Comment 3 diego.santacruz 2002-06-26 11:24:15 UTC
I cannot make one ethernet card eth1 since it's PCMCIA.

If I make one of the cards eth1 (as in snapshot), then it will not come up when
I insert it into the PCMCIA slot, since PCMCIA will always give eth0 as the name
of the device and hotplug will thus execute "ifup eth0". Then ifup will take the
/etc/sysconfig/network-scripts/ifcfg-eth0 config file (which is for the other
card). It will notice that the HWADDR does not match, and will try to name eth0
the device with the HWADDR in icfg-eth0, which is not the one that I inserted,
so it bails out and the network is not started.

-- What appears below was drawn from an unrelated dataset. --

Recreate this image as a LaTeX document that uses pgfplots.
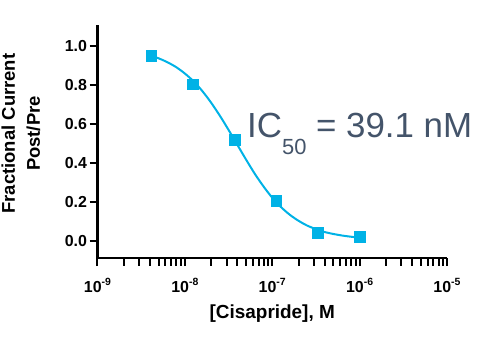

I guess that either pcmcia should find a suitable name to give to the inserted
interface (in this case eth1) or that ifup should have some mechanism so handle
the fact that eth0 can refer to one of a set of interfaces (or something of the
like).

Packages:
kernel-pcmcia-cs-3.1.27-10
initscripts-6.67-1
hotplug-2001_04_24-11

Comment 4 Harald Hoyer 2002-10-23 09:43:46 UTC
first beta of erratum is available at:
ftp://people.redhat.com/harald/redhat-config-network/1.0.1-1/

Most of the bugs reported have been removed, but as in every software change,
there could be new bugs introduced.

Please report bugs against this with explicitly stating the 1.0.1 version... Thx
and please test.

Comment 5 diego.santacruz 2002-10-23 10:01:52 UTC
Sorry, but now I'm running RedHat 8.0 which has redhat-config-network-1.1.20-1,
so I cannot test the change.

Comment 6 Harald Hoyer 2002-10-23 10:14:24 UTC
does it work to assign both devices to eth0?
you may also use profiles..

Comment 7 diego.santacruz 2002-10-23 11:19:44 UTC
Under RedHat 8.0 it is not possible to assign both devices to eth0, unless they
appear under different profiles. Not very user-friendly to have to switch
profiles in order to plug another card, but at least there is an option.

I think that when it comes to pluggable network cards (such as PCMCIA) it should
be possible to bind the configuration to the card (maybe by checking its MAC
address) and not to a device name (such as eth0).